Baton Rouge Police Chief Pat Englade, who led the task force hunting the serial killer, confirmed to The Advocate newspaper that Dwyer gave the task force Lee’s name. Englade told the newspaper that he did not know if investigators told her they were looking for a white man, but he said a state trooper and an FBI agent followed up on her tip.
Englade did not return phone calls Tuesday after the news conference.
Sterling Colomb, brother of serial killings victim Trineisha Dene Colomb, said police should have acted on every tip they received during the investigation. Colomb was the fifth known victim of the serial killer.
“They didn’t want to listen to anybody’s tips. They were looking for a white guy,” Colomb said after listening to Dwyer’s statements.
Police formed the task force in August 2002, shortly after connecting a third woman’s death to a single killer. Thousands of tips poured into a hot line, and police started a massive DNA dragnet, swabbing at least 1,200 men to track the killer.
But they spent many months of their investigation looking mainly for a white man. In March -- seven months after the task force was formed and after two more women were killed -- police broadened the description, saying the man could be of any race.
Dwyer said she called the state police, the attorney general’s office, the district attorney’s office, the West Feliciana Parish Sheriff’s Office and her local police department, each time providing Lee’s name. She was directed to call the task force, but she said her phone calls to the task force went unheeded.
“No one listened,” she said. She said she even tried to call the husband of one of the serial killer’s victims, but the phone number was changed.
Ultimately, it was an attorney general’s investigator who wasn’t connected to the task force who independently took Lee’s DNA and matched it to that of the murderer.
Dwyer said Lee stalked her for two years beginning in 1999. In detail, she recounted Lee’s advances, saying she was so terrified that she moved out of her home for six months and stayed with different people.

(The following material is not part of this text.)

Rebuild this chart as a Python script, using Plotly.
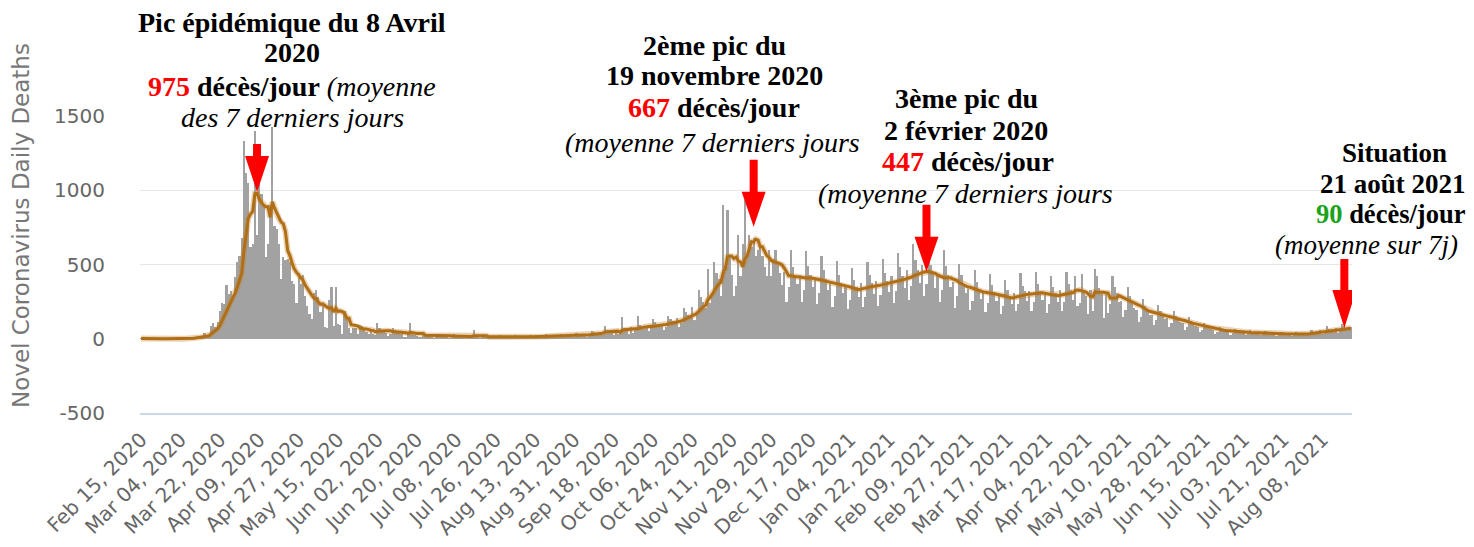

In one incident, Dwyer said, Lee walked into her apartment uninvited and sat down to explain that he was interested in dating her.
“Anywhere I went, he was there,” Dwyer said.
Dwyer spoke from her attorney’s office Tuesday, saying she felt she owed the victims’ families an apology and she felt persistent guilt over having been unable to help. She said her counselor told her she should talk about her experiences.
“I’m not here to criticize anybody’s job or what they’ve done. I just think we have a major communication gap,” Dwyer said, sitting next to her husband and two attorneys.
Englade has met with Dwyer and her lawyer Karl Koch and told The Advocate that Dwyer was looking for a reward. Several rewards, some as high as $100,000, were offered during the search, but no reward money was ever divvied up.
“If she’s entitled to it, of course she should get it,” Koch said.